Question
What does it mean that first-party data beats second-hand reports?
Quick Answer
Direct observation produces higher-signal data than filtered accounts. Every layer of transmission between you and reality introduces distortion — compression, editorialization, selective emphasis, cultural normalization. First-party data is not just more convenient. It is structurally different.
Direct observation produces higher-signal data than filtered accounts. Every layer of transmission between you and reality introduces distortion — compression, editorialization, selective emphasis, cultural normalization. First-party data is not just more convenient. It is structurally different from second-hand reports, and treating them as equivalent is a signal-processing error.
Example: A product manager reads a quarterly NPS summary that says customer satisfaction is "stable at 72." She presents this number at the leadership meeting. The VP asks if there are any concerns. She says no. Meanwhile, the support team has noticed that three enterprise accounts have filed nearly identical complaints about a workflow change shipped six weeks ago — complaints that were categorized as "UI feedback" in the ticketing system, averaged into the broader satisfaction number, and never surfaced as a pattern. The NPS summary is not wrong. It is compressed. The three complaints are first-party data: specific, timestamped, attributable to a causal event. The summary is a second-hand report: aggregated, abstracted, stripped of the contextual detail that would make the pattern visible. The product manager is making decisions based on a number that has been processed through two layers of abstraction — the survey instrument and the analytics pipeline — and each layer lost information that mattered.

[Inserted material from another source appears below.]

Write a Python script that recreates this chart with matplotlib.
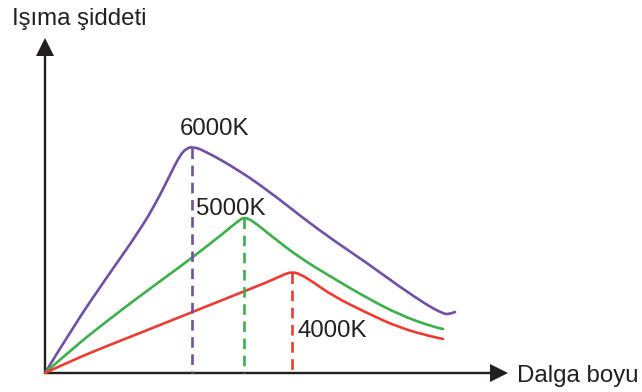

Try this: Identify one decision you are currently making or have recently made based on second-hand information — a report, a summary, a metric dashboard, or someone else's interpretation of events. Write down what you know. Then identify the first-party source: the raw data, the original conversation, the direct observation that the summary was derived from. Go get it. Compare what the summary told you with what the source material reveals. Document three specific details that were lost in translation. These are not errors — they are the predictable cost of information transmission. Your job is to learn what that cost looks like in your environment so you can calibrate how much trust to place in second-hand accounts going forward.